Word for word, repeat the entries, minus the pictures.
──────── Exercise inputs
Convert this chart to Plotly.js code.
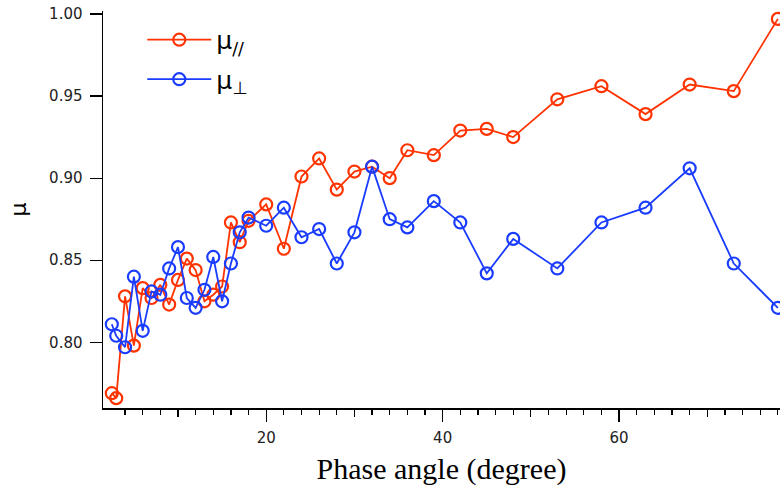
<!DOCTYPE html>
<html>
<head>
<meta charset="utf-8">
<script src="https://cdn.plot.ly/plotly-3.0.1.min.js"></script>
<style>html,body{margin:0;padding:0;background:#fff;}#chart{width:780px;height:490px;}</style>
</head>
<body>
<div id="chart"></div>
<script>
const phaseAngle = [2.5, 3, 4, 5, 6, 7, 8, 9, 10, 11, 12, 13, 14, 15, 16, 17, 18, 20, 22, 24, 26, 28, 30, 32, 34, 36, 39, 42, 45, 48, 53, 58, 63, 68, 73, 78];
const muParallel = [0.769, 0.766, 0.828, 0.798, 0.833, 0.827, 0.835, 0.823, 0.838, 0.851, 0.844, 0.825, 0.829, 0.834, 0.873, 0.861, 0.874, 0.884, 0.857, 0.901, 0.912, 0.893, 0.904, 0.907, 0.900, 0.917, 0.914, 0.929, 0.930, 0.925, 0.948, 0.956, 0.939, 0.957, 0.953, 0.997];
const muPerp = [0.811, 0.804, 0.797, 0.840, 0.807, 0.831, 0.829, 0.845, 0.858, 0.827, 0.821, 0.832, 0.852, 0.825, 0.848, 0.867, 0.876, 0.871, 0.882, 0.864, 0.869, 0.848, 0.867, 0.907, 0.875, 0.870, 0.886, 0.873, 0.842, 0.863, 0.845, 0.873, 0.882, 0.906, 0.848, 0.821];
const seriesNames = ['μ<sub>//</sub>', 'μ<sub>⊥</sub>'];
const xTitle = 'Phase angle (degree)';
const yTitle = 'μ';

const RED = '#ff3300', BLUE = '#1a3cff';
function trace(y, name, color, grp) {
  return {
    x: phaseAngle, y: y, name: name, type: 'scatter', mode: 'lines+markers',
    legendgroup: grp,
    line: {color: color, width: 1.8},
    marker: {symbol: 'circle-open', size: 12, color: color, line: {color: color, width: 2.2}}
  };
}
const minorVals = [];
for (let v = 4; v <= 78; v += 2) minorVals.push(v);

const data = [
  trace(muParallel, seriesNames[0], RED, 'a'),
  trace(muPerp, seriesNames[1], BLUE, 'b'),
  {x: [10], y: [0.5], xaxis: 'x2', yaxis: 'y', showlegend: false, hoverinfo: 'skip', mode: 'markers', marker: {opacity: 0}}
];

const layout = {
  width: 780, height: 490,
  margin: {l: 103, r: 0, t: 11, b: 82},
  paper_bgcolor: '#fff', plot_bgcolor: '#fff',
  showlegend: true,
  legend: {x: 0.058, y: 0.985, xanchor: 'left', yanchor: 'top', bgcolor: 'rgba(0,0,0,0)',
           font: {family: 'DejaVu Sans', size: 25, color: '#000'}, tracegroupgap: 4, itemwidth: 64},
  xaxis: {
    range: [1.5, 78.24], showgrid: false, zeroline: false,
    showline: true, linecolor: '#000', linewidth: 1.5,
    ticks: 'outside', ticklen: 12, tickwidth: 1.2, tickcolor: '#000',
    tick0: 0, dtick: 20, ticklabelstandoff: 3,
    minor: {tickvals: minorVals, ticks: 'outside', ticklen: 5, tickwidth: 1.2, tickcolor: '#000'},
    tickfont: {family: 'DejaVu Sans', size: 15, color: '#222'},
    title: {text: xTitle, font: {family: 'Liberation Serif', size: 30, color: '#000'}, standoff: 12}
  },
  xaxis2: {
    overlaying: 'x', anchor: 'y', side: 'bottom', range: [1.5, 78.24],
    showgrid: false, zeroline: false, showline: false, showticklabels: false,
    tickmode: 'array', tickvals: [10, 30, 50, 70], ticks: 'outside', ticklen: 8, tickwidth: 1.2, tickcolor: '#000'
  },
  yaxis: {
    range: [0.760, 1.0018], showgrid: false, zeroline: false,
    showline: true, linecolor: '#000', linewidth: 1.5,
    ticks: 'outside', ticklen: 12, tickwidth: 1.2, tickcolor: '#000',
    tick0: 0.8, dtick: 0.05, tickformat: '.2f', ticklabelstandoff: 4,
    tickfont: {family: 'DejaVu Sans', size: 15, color: '#222'},
    title: {text: yTitle, font: {family: 'DejaVu Sans', size: 22, color: '#000'}, standoff: 16}
  }
};

Plotly.newPlot('chart', data, layout, {displayModeBar: false, staticPlot: true});
</script>
</body>
</html>
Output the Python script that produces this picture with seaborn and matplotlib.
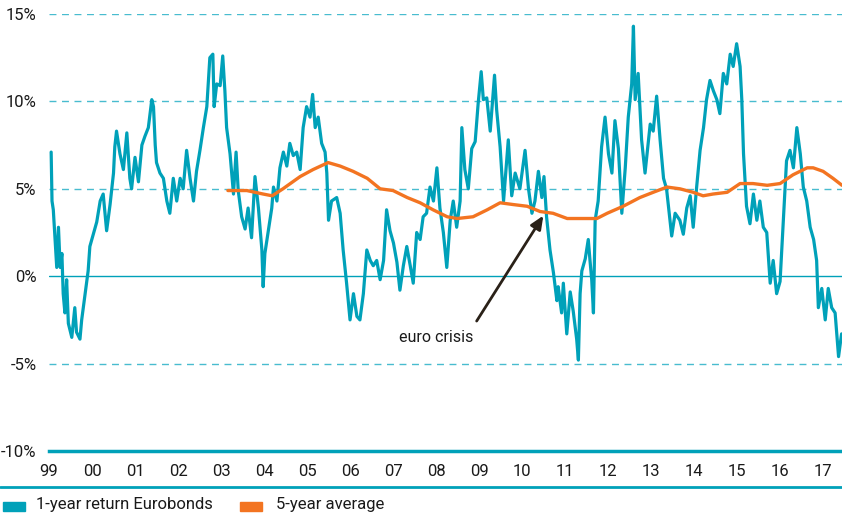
────────────────
▶ **Response to the exercise**
Convert this chart to Plotly.js code.
<!DOCTYPE html>
<html>
<head>
<meta charset="utf-8">
<script src="https://cdn.plot.ly/plotly-3.0.1.min.js"></script>
<style>html,body{margin:0;padding:0;background:#fff;}#chart{width:780px;height:490px;}</style>
</head>
<body>
<div id="chart"></div>
<script>
const phaseAngle = [2.5, 3, 4, 5, 6, 7, 8, 9, 10, 11, 12, 13, 14, 15, 16, 17, 18, 20, 22, 24, 26, 28, 30, 32, 34, 36, 39, 42, 45, 48, 53, 58, 63, 68, 73, 78];
const muParallel = [0.769, 0.766, 0.828, 0.798, 0.833, 0.827, 0.835, 0.823, 0.838, 0.851, 0.844, 0.825, 0.829, 0.834, 0.873, 0.861, 0.874, 0.884, 0.857, 0.901, 0.912, 0.893, 0.904, 0.907, 0.900, 0.917, 0.914, 0.929, 0.930, 0.925, 0.948, 0.956, 0.939, 0.957, 0.953, 0.997];
const muPerp = [0.811, 0.804, 0.797, 0.840, 0.807, 0.831, 0.829, 0.845, 0.858, 0.827, 0.821, 0.832, 0.852, 0.825, 0.848, 0.867, 0.876, 0.871, 0.882, 0.864, 0.869, 0.848, 0.867, 0.907, 0.875, 0.870, 0.886, 0.873, 0.842, 0.863, 0.845, 0.873, 0.882, 0.906, 0.848, 0.821];
const seriesNames = ['μ<sub>//</sub>', 'μ<sub>⊥</sub>'];
const xTitle = 'Phase angle (degree)';
const yTitle = 'μ';

const RED = '#ff3300', BLUE = '#1a3cff';
function trace(y, name, color, grp) {
  return {
    x: phaseAngle, y: y, name: name, type: 'scatter', mode: 'lines+markers',
    legendgroup: grp,
    line: {color: color, width: 1.8},
    marker: {symbol: 'circle-open', size: 12, color: color, line: {color: color, width: 2.2}}
  };
}
const minorVals = [];
for (let v = 4; v <= 78; v += 2) minorVals.push(v);

const data = [
  trace(muParallel, seriesNames[0], RED, 'a'),
  trace(muPerp, seriesNames[1], BLUE, 'b'),
  {x: [10], y: [0.5], xaxis: 'x2', yaxis: 'y', showlegend: false, hoverinfo: 'skip', mode: 'markers', marker: {opacity: 0}}
];

const layout = {
  width: 780, height: 490,
  margin: {l: 103, r: 0, t: 11, b: 82},
  paper_bgcolor: '#fff', plot_bgcolor: '#fff',
  showlegend: true,
  legend: {x: 0.058, y: 0.985, xanchor: 'left', yanchor: 'top', bgcolor: 'rgba(0,0,0,0)',
           font: {family: 'DejaVu Sans', size: 25, color: '#000'}, tracegroupgap: 4, itemwidth: 64},
  xaxis: {
    range: [1.5, 78.24], showgrid: false, zeroline: false,
    showline: true, linecolor: '#000', linewidth: 1.5,
    ticks: 'outside', ticklen: 12, tickwidth: 1.2, tickcolor: '#000',
    tick0: 0, dtick: 20, ticklabelstandoff: 3,
    minor: {tickvals: minorVals, ticks: 'outside', ticklen: 5, tickwidth: 1.2, tickcolor: '#000'},
    tickfont: {family: 'DejaVu Sans', size: 15, color: '#222'},
    title: {text: xTitle, font: {family: 'Liberation Serif', size: 30, color: '#000'}, standoff: 12}
  },
  xaxis2: {
    overlaying: 'x', anchor: 'y', side: 'bottom', range: [1.5, 78.24],
    showgrid: false, zeroline: false, showline: false, showticklabels: false,
    tickmode: 'array', tickvals: [10, 30, 50, 70], ticks: 'outside', ticklen: 8, tickwidth: 1.2, tickcolor: '#000'
  },
  yaxis: {
    range: [0.760, 1.0018], showgrid: false, zeroline: false,
    showline: true, linecolor: '#000', linewidth: 1.5,
    ticks: 'outside', ticklen: 12, tickwidth: 1.2, tickcolor: '#000',
    tick0: 0.8, dtick: 0.05, tickformat: '.2f', ticklabelstandoff: 4,
    tickfont: {family: 'DejaVu Sans', size: 15, color: '#222'},
    title: {text: yTitle, font: {family: 'DejaVu Sans', size: 22, color: '#000'}, standoff: 16}
  }
};

Plotly.newPlot('chart', data, layout, {displayModeBar: false, staticPlot: true});
</script>
</body>
</html>
Output the Python script that produces this picture with seaborn and matplotlib.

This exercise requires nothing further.